The African Nutrition Leadership Programme (ANLP) is a 10 days training course that started in 2002 to assist the development of future leaders in the field of human nutrition in Africa. The emphasis of the programme is on understanding and developing the qualities and skills of leaders, team building, communication and understanding nutrition information in a broader context. The long-term aim of the ANLP is to meet the demands for leadership in Africa to solve its nutritional challenges.

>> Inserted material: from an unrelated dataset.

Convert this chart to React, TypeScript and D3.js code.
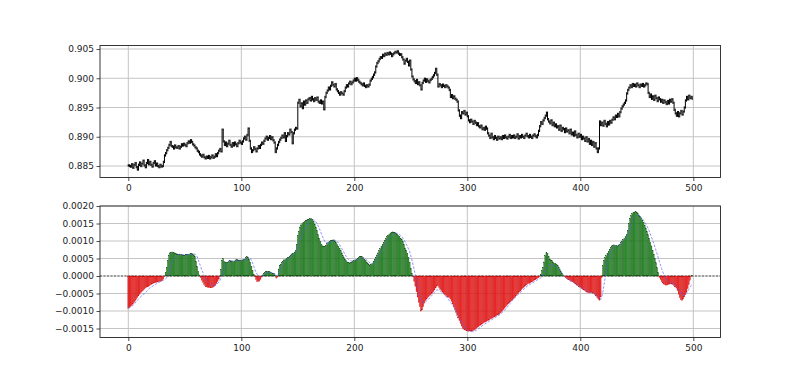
import React, { useEffect, useRef } from 'react';
import * as d3 from 'd3';

// Close prices in units of 0.0001 (index 0..499)
const closeX1e4 = [
8851,8850,8849,8853,8847,8852,8855,8848,8844,8852,
8856,8850,8854,8859,8851,8848,8855,8860,8853,8857,
8852,8849,8855,8858,8851,8854,8850,8848,8852,8849,
8850,8857,8868,8872,8877,8881,8886,8891,8884,8883,
8880,8885,8882,8881,8884,8880,8883,8887,8885,8888,
8886,8884,8889,8892,8890,8894,8891,8887,8885,8882,
8880,8876,8874,8870,8868,8866,8869,8865,8863,8866,
8864,8867,8863,8865,8868,8864,8866,8870,8867,8872,
8876,8879,8875,8912,8892,8886,8890,8884,8888,8893,
8886,8883,8889,8885,8890,8887,8884,8889,8893,8890,
8888,8892,8897,8900,8895,8903,8914,8893,8880,8874,
8877,8882,8879,8875,8880,8884,8881,8886,8890,8888,
8893,8897,8900,8895,8898,8901,8896,8899,8894,8890,
8874,8880,8886,8891,8895,8898,8902,8899,8906,8893,
8901,8906,8904,8912,8908,8889,8906,8912,8915,8914,
8958,8963,8952,8957,8949,8960,8955,8962,8958,8964,
8966,8962,8968,8964,8961,8966,8963,8967,8960,8958,
8962,8957,8960,8947,8968,8975,8979,8984,8981,8987,
8993,8989,8986,8990,8981,8978,8975,8972,8976,8974,
8972,8978,8984,8988,8986,8991,8994,8990,8993,8996,
8999,8996,9000,8997,8994,8992,8990,8988,8991,8987,
8985,8988,8986,8989,8996,8999,9002,9006,9010,9020,
9026,9029,9033,9036,9035,9040,9038,9042,9040,9043,
9041,9044,9042,9038,9041,9043,9045,9044,9046,9042,
9040,9041,9036,9032,9025,9030,9033,9028,9022,9030,
9015,9003,8998,8995,8992,8997,8990,8993,8988,8981,
8992,8996,8999,8994,8998,8995,8993,8997,8999,9002,
9005,9009,9016,9006,8986,8990,8988,8985,8989,8987,
8985,8988,8986,8984,8980,8968,8971,8966,8969,8965,
8963,8960,8945,8936,8932,8942,8940,8944,8938,8941,
8935,8928,8925,8929,8926,8922,8927,8924,8920,8923,
8918,8916,8919,8913,8915,8912,8917,8914,8906,8902,
8898,8905,8899,8896,8901,8898,8895,8900,8897,8899,
8896,8901,8898,8902,8899,8897,8900,8903,8898,8901,
8899,8902,8898,8900,8904,8897,8901,8899,8903,8900,
8898,8902,8905,8901,8899,8903,8900,8898,8902,8904,
8901,8899,8903,8910,8918,8925,8922,8928,8932,8936,
8941,8930,8926,8923,8928,8920,8924,8918,8921,8916,
8918,8912,8919,8910,8915,8913,8908,8914,8909,8911,
8906,8912,8904,8907,8902,8909,8903,8899,8905,8900,
8903,8896,8900,8897,8893,8899,8892,8896,8888,8893,
8886,8891,8883,8889,8880,8874,8880,8926,8920,8924,
8919,8927,8922,8918,8925,8921,8927,8924,8929,8933,
8930,8936,8934,8939,8935,8942,8948,8952,8955,8958,
8962,8974,8980,8984,8988,8985,8990,8987,8989,8986,
8991,8988,8985,8989,8987,8990,8986,8988,8991,8990,
8975,8968,8972,8965,8969,8963,8970,8966,8961,8967,
8964,8960,8963,8958,8962,8959,8956,8961,8957,8963,
8960,8964,8958,8946,8940,8936,8942,8935,8940,8944,
8938,8943,8950,8962,8968,8964,8970,8966,8968,8965,
];

// Oscillator histogram in units of 0.00001
const oscX1e5 = [
-92,-90,-87,-84,-80,-76,-72,-67,-62,-57,
-52,-48,-45,-42,-38,-35,-33,-31,-29,-27,
-25,-23,-21,-20,-19,-18,-17,-16,-15,-15,
-13,-9,-2,10,25,45,60,66,68,69,
68,66,64,63,62,61,62,61,60,59,
60,61,62,62,63,64,65,63,60,55,
42,28,14,3,-5,-12,-18,-24,-28,-31,
-32,-33,-33,-34,-33,-32,-30,-27,-22,-16,
-9,-2,18,45,50,42,40,39,38,41,
44,43,42,41,43,46,47,46,45,44,
45,46,47,48,52,55,54,48,40,28,
15,5,-2,-10,-16,-16,-15,-10,-3,3,
8,10,12,14,13,12,10,9,8,7,
3,-7,-3,20,31,34,38,42,46,48,
50,52,54,57,60,63,65,68,72,90,
115,128,140,146,150,153,155,158,160,161,
162,164,165,162,156,148,140,130,118,108,
98,90,86,84,85,88,92,96,99,101,
102,103,103,100,96,90,84,78,72,66,
58,52,48,44,40,38,37,38,40,42,
44,46,48,50,52,55,56,55,52,48,
44,40,36,32,31,33,36,42,48,54,
60,66,72,78,84,90,96,102,107,112,
116,120,123,125,126,125,124,122,120,117,
112,108,104,98,90,80,74,64,52,38,
22,8,-2,-15,-30,-45,-60,-75,-88,-100,
-97,-88,-78,-70,-66,-62,-58,-55,-52,-49,
-45,-40,-34,-29,-28,-33,-38,-42,-46,-50,
-53,-56,-58,-60,-62,-66,-72,-80,-88,-96,
-104,-112,-120,-128,-136,-143,-150,-152,-154,-156,
-157,-158,-157,-158,-157,-156,-155,-153,-150,-147,
-145,-142,-140,-137,-135,-133,-132,-130,-128,-126,
-124,-122,-121,-119,-117,-115,-113,-111,-109,-107,
-104,-100,-96,-92,-88,-84,-80,-77,-74,-71,
-68,-65,-61,-57,-53,-50,-46,-43,-39,-35,
-32,-29,-26,-24,-22,-21,-19,-17,-15,-13,
-11,-9,-7,-5,-2,5,15,25,40,58,
68,64,56,48,46,44,40,37,35,33,
30,25,18,12,7,3,-2,-5,-8,-10,
-11,-13,-15,-17,-19,-21,-23,-26,-28,-31,
-33,-36,-38,-40,-42,-44,-46,-48,-49,-48,
-47,-49,-50,-53,-57,-62,-67,-69,-60,-5,
30,45,52,58,64,70,76,82,86,88,
89,88,87,86,87,90,95,100,104,108,
112,118,130,150,165,172,178,181,183,184,
182,178,174,170,166,160,153,145,137,128,
118,108,97,86,74,62,50,38,24,10,
-4,-10,-16,-20,-23,-25,-26,-26,-24,-23,
-22,-23,-25,-28,-31,-35,-42,-52,-62,-68,
-70,-66,-60,-54,-46,-36,-25,-12,-2,2,
];

// Signal line in units of 0.00001
const signalX1e5 = [
-92,-91,-89,-87,-84,-81,-77,-74,-70,-66,
-62,-59,-56,-53,-51,-49,-45,-41,-37,-34,
-32,-30,-28,-26,-24,-22,-20,-18,-17,-15,
-14,-12,-10,-8,-5,0,8,18,30,40,
48,54,58,60,61,62,62,62,61,61,
60,60,60,61,61,62,62,63,63,62,
60,55,46,36,27,18,10,2,-5,-11,
-16,-20,-23,-25,-27,-28,-28,-27,-25,-22,
-18,-13,-6,2,10,20,30,36,40,42,
43,43,43,43,43,44,45,45,45,45,
45,45,46,46,47,49,51,52,50,45,
37,28,19,11,5,1,-2,-3,-2,0,
3,6,8,9,10,10,10,9,8,7,
5,2,1,6,13,20,27,33,38,42,
46,49,52,55,57,59,61,64,68,74,
82,90,99,108,117,125,132,139,145,150,
154,157,159,160,160,159,155,150,143,136,
128,120,112,104,98,95,94,94,95,97,
99,101,102,102,101,98,94,89,84,78,
72,66,60,55,50,47,44,43,43,43,
44,45,46,47,48,50,51,52,52,51,
49,46,43,40,37,35,34,35,37,41,
46,52,58,64,70,76,82,88,94,99,
104,108,112,116,119,121,122,122,122,121,
119,116,112,108,103,97,91,84,77,69,
58,46,32,18,3,-12,-27,-42,-56,-67,
-73,-76,-76,-74,-71,-68,-65,-62,-58,-54,
-50,-46,-42,-40,-40,-41,-43,-45,-48,-51,
-54,-58,-62,-66,-70,-74,-79,-84,-89,-95,
-101,-107,-113,-119,-125,-131,-137,-142,-146,-150,
-153,-155,-157,-158,-159,-159,-158,-157,-155,-153,
-150,-148,-145,-143,-140,-138,-136,-134,-132,-130,
-128,-126,-124,-122,-120,-118,-116,-114,-112,-110,
-107,-104,-101,-98,-94,-90,-86,-82,-78,-74,
-70,-66,-62,-59,-56,-53,-50,-47,-44,-41,
-38,-35,-32,-29,-27,-25,-23,-21,-19,-17,
-15,-13,-11,-9,-7,-5,-2,2,7,14,
22,28,31,33,33,32,31,30,28,25,
22,19,16,12,8,4,1,-2,-5,-8,
-10,-12,-14,-16,-18,-20,-22,-24,-26,-28,
-30,-32,-34,-36,-38,-40,-42,-44,-46,-47,
-48,-49,-50,-52,-54,-57,-61,-65,-67,-60,
-45,-25,-5,15,35,52,62,70,76,80,
83,85,87,88,89,90,92,95,98,102,
106,110,116,124,134,145,155,163,168,171,
173,173,172,170,167,163,159,154,149,143,
136,128,120,111,102,93,83,73,63,52,
41,31,21,12,4,-3,-9,-13,-16,-18,
-20,-21,-22,-24,-26,-29,-33,-38,-44,-50,
-54,-56,-55,-52,-48,-44,-38,-32,-27,-24,
];

const xTicks = [0, 100, 200, 300, 400, 500];
const priceTicks = [0.885, 0.89, 0.895, 0.9, 0.905];
const oscTicks = [-0.0015, -0.001, -0.0005, 0, 0.0005, 0.001, 0.0015, 0.002];

const FONT = 'DejaVu Sans';

export default function App() {
  const ref = useRef<SVGSVGElement>(null);
  useEffect(() => {
    const svg = d3.select(ref.current);
    svg.selectAll('*').remove();

    const L = 100, R = 720.5;
    const x = d3.scaleLinear().domain([0, 500]).range([128.3, 693.3]);

    const top = { t: 45.5, b: 177.5 };
    const bot = { t: 206, b: 337.5 };
    const yP = d3.scaleLinear().domain([0.885, 0.905]).range([166, 49]);
    const yO = d3.scaleLinear().domain([0, 0.002]).range([276, 206]);

    const closes = closeX1e4.map((v) => v / 10000);
    const osc = oscX1e5.map((v) => v / 100000);
    const sig = signalX1e5.map((v) => v / 100000);

    function drawFrame(g: any, y: any, ticks: number[], fmt: (n: number) => string, box: { t: number; b: number }) {
      g.append('g').selectAll('line').data(xTicks).join('line')
        .attr('x1', (d: number) => x(d)).attr('x2', (d: number) => x(d))
        .attr('y1', box.t).attr('y2', box.b)
        .attr('stroke', '#c4c4c4').attr('stroke-width', 1);
      g.append('g').selectAll('line').data(ticks).join('line')
        .attr('x1', L).attr('x2', R)
        .attr('y1', (d: number) => y(d)).attr('y2', (d: number) => y(d))
        .attr('stroke', '#c4c4c4').attr('stroke-width', 1);
      const ax = g.append('g').attr('transform', `translate(0,${box.b})`)
        .call(d3.axisBottom(x).tickValues(xTicks).tickSize(3.5).tickSizeOuter(0).tickPadding(3.5).tickFormat(d3.format('d')));
      const ay = g.append('g').attr('transform', `translate(${L},0)`)
        .call(d3.axisLeft(y).tickValues(ticks).tickSize(3.5).tickSizeOuter(0).tickPadding(2.5).tickFormat(fmt as any));
      [ax, ay].forEach((a) => {
        a.select('.domain').remove();
        a.attr('font-family', FONT).attr('font-size', 9);
        a.selectAll('text').attr('fill', '#222');
        a.selectAll('line').attr('stroke', '#222').attr('stroke-width', 0.8);
      });
    }

    function drawBorder(g: any, box: { t: number; b: number }) {
      g.append('rect').attr('x', L).attr('y', box.t).attr('width', R - L).attr('height', box.b - box.t)
        .attr('fill', 'none').attr('stroke', '#222').attr('stroke-width', 0.9);
    }

    // ---- Top: OHLC ----
    const gTop = svg.append('g');
    drawFrame(gTop, yP, priceTicks, d3.format('.3f'), top);
    const tickW = 0.4;
    const wick = 0.0002;
    let p = '';
    closes.forEach((c, i) => {
      const o = i > 0 ? closes[i - 1] : c;
      const hi = Math.max(o, c) + wick;
      const lo = Math.min(o, c) - wick;
      const xi = x(i);
      p += `M${xi},${yP(lo)}V${yP(hi)}`;
      p += `M${x(i - tickW)},${yP(o)}H${xi}`;
      p += `M${xi},${yP(c)}H${x(i + tickW)}`;
    });
    gTop.append('path').attr('d', p).attr('fill', 'none').attr('stroke', '#000').attr('stroke-width', 1);
    drawBorder(gTop, top);

    // ---- Bottom: histogram ----
    const gBot = svg.append('g');
    drawFrame(gBot, yO, oscTicks, d3.format('.4f'), bot);
    gBot.append('line').attr('x1', L).attr('x2', R).attr('y1', yO(0)).attr('y2', yO(0))
      .attr('stroke', '#333').attr('stroke-width', 0.8).attr('stroke-dasharray', '2,1.5');
    const bw = 0.8;
    gBot.append('g').selectAll('rect').data(osc).join('rect')
      .attr('x', (_d: number, i: number) => x(i - bw / 2))
      .attr('width', x(bw) - x(0))
      .attr('y', (d: number) => Math.min(yO(d), yO(0)))
      .attr('height', (d: number) => Math.abs(yO(d) - yO(0)))
      .attr('fill', (d: number) => (d >= 0 ? '#2ead2e' : '#ff2a2a'))
      .attr('stroke', (d: number) => (d >= 0 ? '#0c3a0c' : '#b80000'))
      .attr('stroke-width', 0.3);
    const line = d3.line<number>().x((_d, i) => x(i)).y((d) => yO(d));
    gBot.append('path').attr('d', line(sig) as string).attr('fill', 'none')
      .attr('stroke', '#5c5cff').attr('stroke-width', 0.8).attr('stroke-dasharray', '2.5,1.5').attr('opacity', 0.85);
    drawBorder(gBot, bot);
  }, []);
  return (
    <svg ref={ref} width={800} height={380}
      style={{ position: 'absolute', left: 0, top: 0, background: '#fff', display: 'block' }} />
  );
}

The programme is designed for individuals who have experience in various fields of nutrition. Preference will be given to candidates with a postgraduate qualification, postdoctoral fellows and candidates with comparable working experience in the broader human nutrition science, studying or working in Africa.

==Vision==
The ANLP is a leadership development and networking seminar aimed at assisting the development of future leaders in the field of human nutrition in Africa. Emphasis is placed on understanding the qualities and skills of leaders, team building, communication and nutrition information in a broader context, and to understanding the role of nutrition science in the world around us.

==Modules==
- Leadership
- Communication
- Self-awareness
- Social responsibility
- Advocacy

==Location==
The course is held each year at Elgro River Lodge, Free State, South Africa.

==Delegates==
Each year, an average of 30 candidates from all around Africa participate to the ANLP.